*Problem requirements*. Copy out all of the material exactly as presented.
____
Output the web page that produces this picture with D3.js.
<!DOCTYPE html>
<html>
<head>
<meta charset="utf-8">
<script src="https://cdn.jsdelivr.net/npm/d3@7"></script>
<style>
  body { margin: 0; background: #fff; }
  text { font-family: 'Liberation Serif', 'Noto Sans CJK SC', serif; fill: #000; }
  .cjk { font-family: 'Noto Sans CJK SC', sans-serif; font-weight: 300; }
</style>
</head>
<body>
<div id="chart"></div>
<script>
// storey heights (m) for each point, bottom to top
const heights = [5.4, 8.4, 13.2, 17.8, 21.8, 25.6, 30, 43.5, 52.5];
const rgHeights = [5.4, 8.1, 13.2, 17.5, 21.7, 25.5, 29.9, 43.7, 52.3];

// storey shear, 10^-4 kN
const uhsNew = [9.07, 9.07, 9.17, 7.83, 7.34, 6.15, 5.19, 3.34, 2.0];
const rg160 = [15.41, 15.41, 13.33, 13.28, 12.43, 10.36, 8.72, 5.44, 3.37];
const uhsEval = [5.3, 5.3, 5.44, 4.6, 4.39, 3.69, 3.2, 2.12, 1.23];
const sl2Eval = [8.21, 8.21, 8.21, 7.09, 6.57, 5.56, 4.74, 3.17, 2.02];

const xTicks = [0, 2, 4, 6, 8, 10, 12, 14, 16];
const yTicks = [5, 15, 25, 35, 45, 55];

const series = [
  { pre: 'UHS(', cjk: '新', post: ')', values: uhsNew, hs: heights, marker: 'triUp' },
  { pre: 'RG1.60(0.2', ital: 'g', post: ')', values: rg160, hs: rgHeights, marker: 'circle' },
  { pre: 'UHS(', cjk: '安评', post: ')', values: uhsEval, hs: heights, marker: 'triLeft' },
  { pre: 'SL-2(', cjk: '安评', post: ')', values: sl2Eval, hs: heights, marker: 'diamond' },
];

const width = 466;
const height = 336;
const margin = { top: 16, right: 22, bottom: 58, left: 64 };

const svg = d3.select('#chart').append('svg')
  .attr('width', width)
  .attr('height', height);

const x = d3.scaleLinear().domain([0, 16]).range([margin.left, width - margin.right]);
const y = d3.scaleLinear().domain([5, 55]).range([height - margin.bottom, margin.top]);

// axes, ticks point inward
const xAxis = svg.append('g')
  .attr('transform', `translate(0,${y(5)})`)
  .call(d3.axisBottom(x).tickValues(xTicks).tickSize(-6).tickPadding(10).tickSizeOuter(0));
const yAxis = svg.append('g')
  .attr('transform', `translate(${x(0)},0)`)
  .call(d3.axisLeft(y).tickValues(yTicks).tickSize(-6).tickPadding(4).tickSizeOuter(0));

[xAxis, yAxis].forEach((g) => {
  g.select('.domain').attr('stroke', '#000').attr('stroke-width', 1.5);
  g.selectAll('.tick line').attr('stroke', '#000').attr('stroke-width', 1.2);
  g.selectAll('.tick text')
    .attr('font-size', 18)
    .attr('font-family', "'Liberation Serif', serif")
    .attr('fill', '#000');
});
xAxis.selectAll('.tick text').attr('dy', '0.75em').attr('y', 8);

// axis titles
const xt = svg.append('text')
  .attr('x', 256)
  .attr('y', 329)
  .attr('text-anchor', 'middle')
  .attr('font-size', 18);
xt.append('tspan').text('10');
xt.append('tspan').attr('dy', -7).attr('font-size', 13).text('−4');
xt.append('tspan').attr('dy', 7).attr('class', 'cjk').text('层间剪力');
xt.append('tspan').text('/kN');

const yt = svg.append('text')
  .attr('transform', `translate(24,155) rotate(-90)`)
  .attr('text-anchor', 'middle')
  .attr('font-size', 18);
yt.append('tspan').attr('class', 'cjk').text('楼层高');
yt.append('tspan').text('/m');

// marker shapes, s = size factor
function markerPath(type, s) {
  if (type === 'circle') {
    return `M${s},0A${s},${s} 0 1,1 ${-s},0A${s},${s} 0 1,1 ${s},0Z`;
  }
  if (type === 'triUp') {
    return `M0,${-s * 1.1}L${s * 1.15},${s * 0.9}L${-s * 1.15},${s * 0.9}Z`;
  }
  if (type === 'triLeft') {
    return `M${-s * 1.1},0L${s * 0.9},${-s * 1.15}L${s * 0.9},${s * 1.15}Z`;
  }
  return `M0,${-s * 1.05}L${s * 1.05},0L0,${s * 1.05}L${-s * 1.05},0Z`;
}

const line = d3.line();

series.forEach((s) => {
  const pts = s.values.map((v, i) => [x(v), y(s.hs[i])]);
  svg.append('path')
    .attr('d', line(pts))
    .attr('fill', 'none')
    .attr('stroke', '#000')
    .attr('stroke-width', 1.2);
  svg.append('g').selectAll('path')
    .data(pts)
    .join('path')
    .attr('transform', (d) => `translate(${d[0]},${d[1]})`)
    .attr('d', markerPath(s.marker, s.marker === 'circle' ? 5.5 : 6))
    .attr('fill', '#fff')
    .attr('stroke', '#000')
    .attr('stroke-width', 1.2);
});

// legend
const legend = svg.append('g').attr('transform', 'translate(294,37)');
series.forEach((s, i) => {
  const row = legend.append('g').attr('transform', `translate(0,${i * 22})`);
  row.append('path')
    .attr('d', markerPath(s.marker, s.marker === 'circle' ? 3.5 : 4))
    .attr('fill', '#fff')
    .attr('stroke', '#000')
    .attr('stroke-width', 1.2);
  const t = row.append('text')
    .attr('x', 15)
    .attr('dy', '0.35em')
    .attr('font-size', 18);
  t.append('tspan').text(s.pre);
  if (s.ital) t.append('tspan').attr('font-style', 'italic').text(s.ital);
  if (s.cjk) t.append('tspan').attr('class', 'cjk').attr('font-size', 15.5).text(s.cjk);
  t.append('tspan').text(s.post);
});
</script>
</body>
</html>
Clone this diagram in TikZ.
____
*Completed task*.
Output the web page that produces this picture with D3.js.
<!DOCTYPE html>
<html>
<head>
<meta charset="utf-8">
<script src="https://cdn.jsdelivr.net/npm/d3@7"></script>
<style>
  body { margin: 0; background: #fff; }
  text { font-family: 'Liberation Serif', 'Noto Sans CJK SC', serif; fill: #000; }
  .cjk { font-family: 'Noto Sans CJK SC', sans-serif; font-weight: 300; }
</style>
</head>
<body>
<div id="chart"></div>
<script>
// storey heights (m) for each point, bottom to top
const heights = [5.4, 8.4, 13.2, 17.8, 21.8, 25.6, 30, 43.5, 52.5];
const rgHeights = [5.4, 8.1, 13.2, 17.5, 21.7, 25.5, 29.9, 43.7, 52.3];

// storey shear, 10^-4 kN
const uhsNew = [9.07, 9.07, 9.17, 7.83, 7.34, 6.15, 5.19, 3.34, 2.0];
const rg160 = [15.41, 15.41, 13.33, 13.28, 12.43, 10.36, 8.72, 5.44, 3.37];
const uhsEval = [5.3, 5.3, 5.44, 4.6, 4.39, 3.69, 3.2, 2.12, 1.23];
const sl2Eval = [8.21, 8.21, 8.21, 7.09, 6.57, 5.56, 4.74, 3.17, 2.02];

const xTicks = [0, 2, 4, 6, 8, 10, 12, 14, 16];
const yTicks = [5, 15, 25, 35, 45, 55];

const series = [
  { pre: 'UHS(', cjk: '新', post: ')', values: uhsNew, hs: heights, marker: 'triUp' },
  { pre: 'RG1.60(0.2', ital: 'g', post: ')', values: rg160, hs: rgHeights, marker: 'circle' },
  { pre: 'UHS(', cjk: '安评', post: ')', values: uhsEval, hs: heights, marker: 'triLeft' },
  { pre: 'SL-2(', cjk: '安评', post: ')', values: sl2Eval, hs: heights, marker: 'diamond' },
];

const width = 466;
const height = 336;
const margin = { top: 16, right: 22, bottom: 58, left: 64 };

const svg = d3.select('#chart').append('svg')
  .attr('width', width)
  .attr('height', height);

const x = d3.scaleLinear().domain([0, 16]).range([margin.left, width - margin.right]);
const y = d3.scaleLinear().domain([5, 55]).range([height - margin.bottom, margin.top]);

// axes, ticks point inward
const xAxis = svg.append('g')
  .attr('transform', `translate(0,${y(5)})`)
  .call(d3.axisBottom(x).tickValues(xTicks).tickSize(-6).tickPadding(10).tickSizeOuter(0));
const yAxis = svg.append('g')
  .attr('transform', `translate(${x(0)},0)`)
  .call(d3.axisLeft(y).tickValues(yTicks).tickSize(-6).tickPadding(4).tickSizeOuter(0));

[xAxis, yAxis].forEach((g) => {
  g.select('.domain').attr('stroke', '#000').attr('stroke-width', 1.5);
  g.selectAll('.tick line').attr('stroke', '#000').attr('stroke-width', 1.2);
  g.selectAll('.tick text')
    .attr('font-size', 18)
    .attr('font-family', "'Liberation Serif', serif")
    .attr('fill', '#000');
});
xAxis.selectAll('.tick text').attr('dy', '0.75em').attr('y', 8);

// axis titles
const xt = svg.append('text')
  .attr('x', 256)
  .attr('y', 329)
  .attr('text-anchor', 'middle')
  .attr('font-size', 18);
xt.append('tspan').text('10');
xt.append('tspan').attr('dy', -7).attr('font-size', 13).text('−4');
xt.append('tspan').attr('dy', 7).attr('class', 'cjk').text('层间剪力');
xt.append('tspan').text('/kN');

const yt = svg.append('text')
  .attr('transform', `translate(24,155) rotate(-90)`)
  .attr('text-anchor', 'middle')
  .attr('font-size', 18);
yt.append('tspan').attr('class', 'cjk').text('楼层高');
yt.append('tspan').text('/m');

// marker shapes, s = size factor
function markerPath(type, s) {
  if (type === 'circle') {
    return `M${s},0A${s},${s} 0 1,1 ${-s},0A${s},${s} 0 1,1 ${s},0Z`;
  }
  if (type === 'triUp') {
    return `M0,${-s * 1.1}L${s * 1.15},${s * 0.9}L${-s * 1.15},${s * 0.9}Z`;
  }
  if (type === 'triLeft') {
    return `M${-s * 1.1},0L${s * 0.9},${-s * 1.15}L${s * 0.9},${s * 1.15}Z`;
  }
  return `M0,${-s * 1.05}L${s * 1.05},0L0,${s * 1.05}L${-s * 1.05},0Z`;
}

const line = d3.line();

series.forEach((s) => {
  const pts = s.values.map((v, i) => [x(v), y(s.hs[i])]);
  svg.append('path')
    .attr('d', line(pts))
    .attr('fill', 'none')
    .attr('stroke', '#000')
    .attr('stroke-width', 1.2);
  svg.append('g').selectAll('path')
    .data(pts)
    .join('path')
    .attr('transform', (d) => `translate(${d[0]},${d[1]})`)
    .attr('d', markerPath(s.marker, s.marker === 'circle' ? 5.5 : 6))
    .attr('fill', '#fff')
    .attr('stroke', '#000')
    .attr('stroke-width', 1.2);
});

// legend
const legend = svg.append('g').attr('transform', 'translate(294,37)');
series.forEach((s, i) => {
  const row = legend.append('g').attr('transform', `translate(0,${i * 22})`);
  row.append('path')
    .attr('d', markerPath(s.marker, s.marker === 'circle' ? 3.5 : 4))
    .attr('fill', '#fff')
    .attr('stroke', '#000')
    .attr('stroke-width', 1.2);
  const t = row.append('text')
    .attr('x', 15)
    .attr('dy', '0.35em')
    .attr('font-size', 18);
  t.append('tspan').text(s.pre);
  if (s.ital) t.append('tspan').attr('font-style', 'italic').text(s.ital);
  if (s.cjk) t.append('tspan').attr('class', 'cjk').attr('font-size', 15.5).text(s.cjk);
  t.append('tspan').text(s.post);
});
</script>
</body>
</html>
Clone this diagram in TikZ.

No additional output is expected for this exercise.